> _Source data_:
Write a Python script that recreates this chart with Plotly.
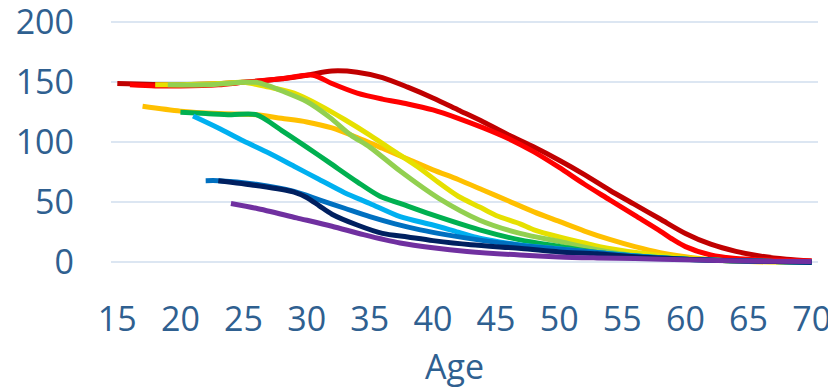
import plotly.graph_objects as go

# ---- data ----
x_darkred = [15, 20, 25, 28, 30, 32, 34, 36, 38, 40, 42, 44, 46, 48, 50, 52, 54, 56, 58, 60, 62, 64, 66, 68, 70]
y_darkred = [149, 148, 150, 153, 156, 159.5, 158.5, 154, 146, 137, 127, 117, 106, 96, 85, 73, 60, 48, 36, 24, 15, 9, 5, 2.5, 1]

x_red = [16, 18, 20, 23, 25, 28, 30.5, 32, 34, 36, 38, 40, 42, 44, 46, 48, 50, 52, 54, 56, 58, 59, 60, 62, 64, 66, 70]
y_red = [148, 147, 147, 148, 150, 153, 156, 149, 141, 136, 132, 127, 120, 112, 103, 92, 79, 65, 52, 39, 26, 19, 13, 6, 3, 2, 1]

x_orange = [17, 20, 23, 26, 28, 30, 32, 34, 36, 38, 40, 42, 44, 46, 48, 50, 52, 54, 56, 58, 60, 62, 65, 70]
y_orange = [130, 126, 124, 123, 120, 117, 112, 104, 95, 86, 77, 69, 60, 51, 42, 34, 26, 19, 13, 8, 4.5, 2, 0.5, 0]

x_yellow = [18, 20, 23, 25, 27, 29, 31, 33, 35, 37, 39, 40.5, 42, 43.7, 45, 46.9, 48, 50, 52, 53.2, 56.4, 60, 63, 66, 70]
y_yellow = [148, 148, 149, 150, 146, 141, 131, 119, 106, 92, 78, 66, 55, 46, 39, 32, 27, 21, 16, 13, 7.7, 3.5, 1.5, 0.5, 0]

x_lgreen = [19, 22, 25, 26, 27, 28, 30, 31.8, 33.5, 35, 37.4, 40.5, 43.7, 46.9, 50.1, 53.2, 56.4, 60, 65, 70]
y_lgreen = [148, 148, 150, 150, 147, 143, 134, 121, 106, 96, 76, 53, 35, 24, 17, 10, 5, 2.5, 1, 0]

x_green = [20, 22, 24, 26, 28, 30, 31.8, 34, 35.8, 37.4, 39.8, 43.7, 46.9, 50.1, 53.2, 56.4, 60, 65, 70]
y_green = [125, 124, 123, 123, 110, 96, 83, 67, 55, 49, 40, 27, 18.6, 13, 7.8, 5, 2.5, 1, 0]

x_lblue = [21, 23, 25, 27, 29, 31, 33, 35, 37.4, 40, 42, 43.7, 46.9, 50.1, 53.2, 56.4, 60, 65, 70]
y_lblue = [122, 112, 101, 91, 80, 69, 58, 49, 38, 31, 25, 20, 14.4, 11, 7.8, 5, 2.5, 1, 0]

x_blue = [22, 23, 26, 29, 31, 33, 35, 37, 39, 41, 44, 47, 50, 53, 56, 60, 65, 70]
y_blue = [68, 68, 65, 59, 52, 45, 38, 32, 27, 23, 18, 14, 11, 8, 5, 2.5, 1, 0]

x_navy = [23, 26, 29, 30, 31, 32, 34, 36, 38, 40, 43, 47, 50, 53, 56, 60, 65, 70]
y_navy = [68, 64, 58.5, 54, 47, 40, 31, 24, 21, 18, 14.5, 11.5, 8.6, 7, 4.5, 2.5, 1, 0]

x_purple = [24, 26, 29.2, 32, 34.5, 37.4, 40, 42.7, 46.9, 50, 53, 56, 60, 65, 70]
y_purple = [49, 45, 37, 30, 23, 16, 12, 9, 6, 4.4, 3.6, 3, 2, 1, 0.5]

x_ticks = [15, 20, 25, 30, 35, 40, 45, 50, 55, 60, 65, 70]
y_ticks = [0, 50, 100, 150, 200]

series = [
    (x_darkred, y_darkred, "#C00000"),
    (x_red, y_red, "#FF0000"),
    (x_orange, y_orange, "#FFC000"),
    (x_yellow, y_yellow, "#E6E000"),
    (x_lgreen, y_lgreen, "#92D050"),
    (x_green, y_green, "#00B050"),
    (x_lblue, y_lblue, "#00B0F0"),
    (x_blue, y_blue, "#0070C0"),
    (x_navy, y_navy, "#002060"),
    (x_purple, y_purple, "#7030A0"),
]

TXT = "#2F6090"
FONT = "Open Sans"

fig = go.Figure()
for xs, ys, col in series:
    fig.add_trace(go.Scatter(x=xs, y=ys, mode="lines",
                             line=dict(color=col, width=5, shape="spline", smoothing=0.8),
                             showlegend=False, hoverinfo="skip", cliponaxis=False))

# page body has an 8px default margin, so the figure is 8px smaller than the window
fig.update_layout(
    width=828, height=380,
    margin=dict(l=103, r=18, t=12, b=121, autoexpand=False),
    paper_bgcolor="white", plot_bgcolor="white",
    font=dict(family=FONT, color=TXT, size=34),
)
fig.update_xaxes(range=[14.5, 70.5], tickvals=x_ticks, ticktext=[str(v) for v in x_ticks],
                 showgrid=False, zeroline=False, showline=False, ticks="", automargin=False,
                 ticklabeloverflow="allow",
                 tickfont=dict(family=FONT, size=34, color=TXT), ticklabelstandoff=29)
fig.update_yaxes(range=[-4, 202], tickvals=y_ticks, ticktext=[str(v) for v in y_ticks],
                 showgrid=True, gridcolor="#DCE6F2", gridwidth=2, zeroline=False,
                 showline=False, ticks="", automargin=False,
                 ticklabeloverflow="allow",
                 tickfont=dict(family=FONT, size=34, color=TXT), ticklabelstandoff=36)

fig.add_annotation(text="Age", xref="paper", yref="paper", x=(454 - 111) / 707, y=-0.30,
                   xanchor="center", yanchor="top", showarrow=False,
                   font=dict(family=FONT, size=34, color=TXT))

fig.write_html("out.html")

> _Goal of the exercise_:
Print, exactly as written, the lines above from the first one to the one containing "import plotly.graph_objects as go". Leave out pictures.

> _Expected answer_:
Write a Python script that recreates this chart with Plotly.
import plotly.graph_objects as go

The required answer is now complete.